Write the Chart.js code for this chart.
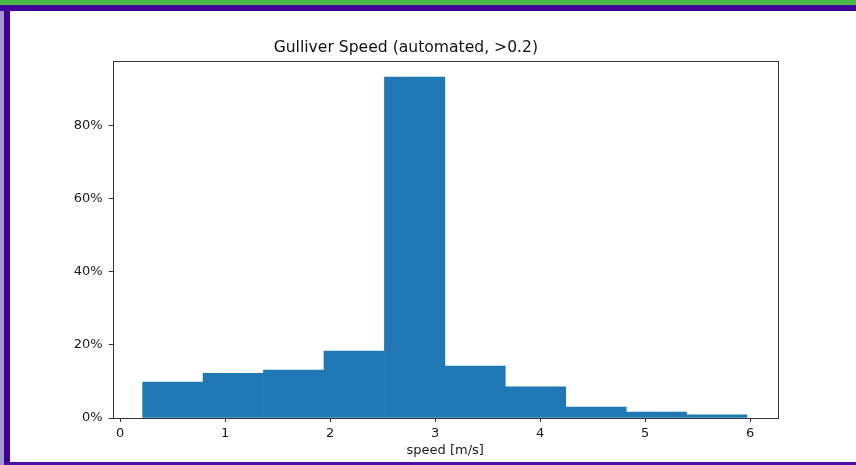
<!DOCTYPE html>
<html>
<head>
<meta charset="utf-8">
<script src="https://cdn.jsdelivr.net/npm/chart.js@4"></script>
<style>
    body { margin: 0; background: #fff; }
    #topbar { position: absolute; left: 0; top: 0; width: 856px; height: 5px; background: #4cb84c; }
    #frame {
        position: absolute; left: 0; top: 5px; width: 856px; height: 460px;
        box-sizing: border-box;
        border-top: 6px solid #3f0096;
        border-left: 10px solid #3f0096;
        border-bottom: 3px solid #4a10a8;
    }
    #shade { position: absolute; left: 0; top: 11px; width: 4px; height: 454px; background: #a497d2; }
    #chart { position: absolute; left: 34px; top: 0; }
</style>
</head>
<body>
<div id="topbar"></div>
<div id="frame"></div>
<div id="shade"></div>
<canvas id="chart" width="822" height="465"></canvas>
<script>
// histogram bins (speed, m/s) and share of samples per bin (%)
const binEdges = [0.213, 0.789, 1.364, 1.940, 2.516, 3.092, 3.667, 4.243, 4.819, 5.394, 5.970];
const shares = [9.8, 12.2, 13.1, 18.3, 93.1, 14.2, 8.5, 3.0, 1.6, 0.9];
const xTicks = [0, 1, 2, 3, 4, 5, 6];
const yTicks = [0, 20, 40, 60, 80];

const bars = shares.map((v, i) => ({ x: (binEdges[i] + binEdges[i + 1]) / 2, y: v }));

// full matplotlib-style box around the plot area
const frameBox = {
    id: 'frameBox',
    afterDatasetsDraw(chart) {
        const a = chart.chartArea;
        const ctx = chart.ctx;
        ctx.save();
        ctx.strokeStyle = '#333';
        ctx.lineWidth = 1;
        ctx.strokeRect(Math.round(a.left) + 0.5, Math.round(a.top) + 0.5,
            Math.round(a.right - a.left), Math.round(a.bottom - a.top));
        ctx.restore();
    }
};

Chart.defaults.font.family = '"DejaVu Sans", sans-serif';
Chart.defaults.color = '#1a1a1a';

new Chart(document.getElementById('chart').getContext('2d'), {
    type: 'bar',
    data: {
        datasets: [{
            data: bars,
            backgroundColor: '#1f77b4',
            borderWidth: 0,
            barPercentage: 1,
            categoryPercentage: 1
        }]
    },
    options: {
        responsive: false,
        animation: false,
        devicePixelRatio: 1,
        layout: { padding: { left: 0, right: 78.3, top: 0, bottom: 0 } },
        plugins: {
            legend: { display: false },
            tooltip: { enabled: false },
            title: {
                display: true,
                text: 'Gulliver Speed (automated, >0.2)',
                color: '#111',
                font: { size: 15.6, weight: 'normal' },
                padding: { top: 38.6, bottom: 3.4 }
            }
        },
        scales: {
            x: {
                type: 'linear',
                min: -0.072,
                max: 6.262,
                offset: false,
                afterBuildTicks: s => { s.ticks = xTicks.map(v => ({ value: v })); },
                afterFit: s => { s.height = 47; },
                border: { display: false },
                grid: { offset: false, drawOnChartArea: false, drawTicks: true, tickLength: 4, color: '#333' },
                ticks: { font: { size: 13 }, padding: 4, maxRotation: 0 },
                title: {
                    display: true,
                    text: 'speed [m/s]',
                    font: { size: 13 },
                    padding: { top: 0, bottom: 6.5 }
                }
            },
            y: {
                min: 0,
                max: 97.6,
                afterBuildTicks: s => { s.ticks = yTicks.map(v => ({ value: v })); },
                afterFit: s => { s.width = 78.7; },
                border: { display: false },
                grid: { drawOnChartArea: false, drawTicks: true, tickLength: 4, color: '#333' },
                ticks: { font: { size: 13 }, padding: 6, callback: v => v + '%' }
            }
        }
    },
    plugins: [frameBox]
});
</script>
</body>
</html>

+++

> Problem to solve:
Pictures in the data above should not be copied; transcribe everything else exactly.

> The completed task:
Write the Chart.js code for this chart.
<!DOCTYPE html>
<html>
<head>
<meta charset="utf-8">
<script src="https://cdn.jsdelivr.net/npm/chart.js@4"></script>
<style>
    body { margin: 0; background: #fff; }
    #topbar { position: absolute; left: 0; top: 0; width: 856px; height: 5px; background: #4cb84c; }
    #frame {
        position: absolute; left: 0; top: 5px; width: 856px; height: 460px;
        box-sizing: border-box;
        border-top: 6px solid #3f0096;
        border-left: 10px solid #3f0096;
        border-bottom: 3px solid #4a10a8;
    }
    #shade { position: absolute; left: 0; top: 11px; width: 4px; height: 454px; background: #a497d2; }
    #chart { position: absolute; left: 34px; top: 0; }
</style>
</head>
<body>
<div id="topbar"></div>
<div id="frame"></div>
<div id="shade"></div>
<canvas id="chart" width="822" height="465"></canvas>
<script>
// histogram bins (speed, m/s) and share of samples per bin (%)
const binEdges = [0.213, 0.789, 1.364, 1.940, 2.516, 3.092, 3.667, 4.243, 4.819, 5.394, 5.970];
const shares = [9.8, 12.2, 13.1, 18.3, 93.1, 14.2, 8.5, 3.0, 1.6, 0.9];
const xTicks = [0, 1, 2, 3, 4, 5, 6];
const yTicks = [0, 20, 40, 60, 80];

const bars = shares.map((v, i) => ({ x: (binEdges[i] + binEdges[i + 1]) / 2, y: v }));

// full matplotlib-style box around the plot area
const frameBox = {
    id: 'frameBox',
    afterDatasetsDraw(chart) {
        const a = chart.chartArea;
        const ctx = chart.ctx;
        ctx.save();
        ctx.strokeStyle = '#333';
        ctx.lineWidth = 1;
        ctx.strokeRect(Math.round(a.left) + 0.5, Math.round(a.top) + 0.5,
            Math.round(a.right - a.left), Math.round(a.bottom - a.top));
        ctx.restore();
    }
};

Chart.defaults.font.family = '"DejaVu Sans", sans-serif';
Chart.defaults.color = '#1a1a1a';

new Chart(document.getElementById('chart').getContext('2d'), {
    type: 'bar',
    data: {
        datasets: [{
            data: bars,
            backgroundColor: '#1f77b4',
            borderWidth: 0,
            barPercentage: 1,
            categoryPercentage: 1
        }]
    },
    options: {
        responsive: false,
        animation: false,
        devicePixelRatio: 1,
        layout: { padding: { left: 0, right: 78.3, top: 0, bottom: 0 } },
        plugins: {
            legend: { display: false },
            tooltip: { enabled: false },
            title: {
                display: true,
                text: 'Gulliver Speed (automated, >0.2)',
                color: '#111',
                font: { size: 15.6, weight: 'normal' },
                padding: { top: 38.6, bottom: 3.4 }
            }
        },
        scales: {
            x: {
                type: 'linear',
                min: -0.072,
                max: 6.262,
                offset: false,
                afterBuildTicks: s => { s.ticks = xTicks.map(v => ({ value: v })); },
                afterFit: s => { s.height = 47; },
                border: { display: false },
                grid: { offset: false, drawOnChartArea: false, drawTicks: true, tickLength: 4, color: '#333' },
                ticks: { font: { size: 13 }, padding: 4, maxRotation: 0 },
                title: {
                    display: true,
                    text: 'speed [m/s]',
                    font: { size: 13 },
                    padding: { top: 0, bottom: 6.5 }
                }
            },
            y: {
                min: 0,
                max: 97.6,
                afterBuildTicks: s => { s.ticks = yTicks.map(v => ({ value: v })); },
                afterFit: s => { s.width = 78.7; },
                border: { display: false },
                grid: { drawOnChartArea: false, drawTicks: true, tickLength: 4, color: '#333' },
                ticks: { font: { size: 13 }, padding: 6, callback: v => v + '%' }
            }
        }
    },
    plugins: [frameBox]
});
</script>
</body>
</html>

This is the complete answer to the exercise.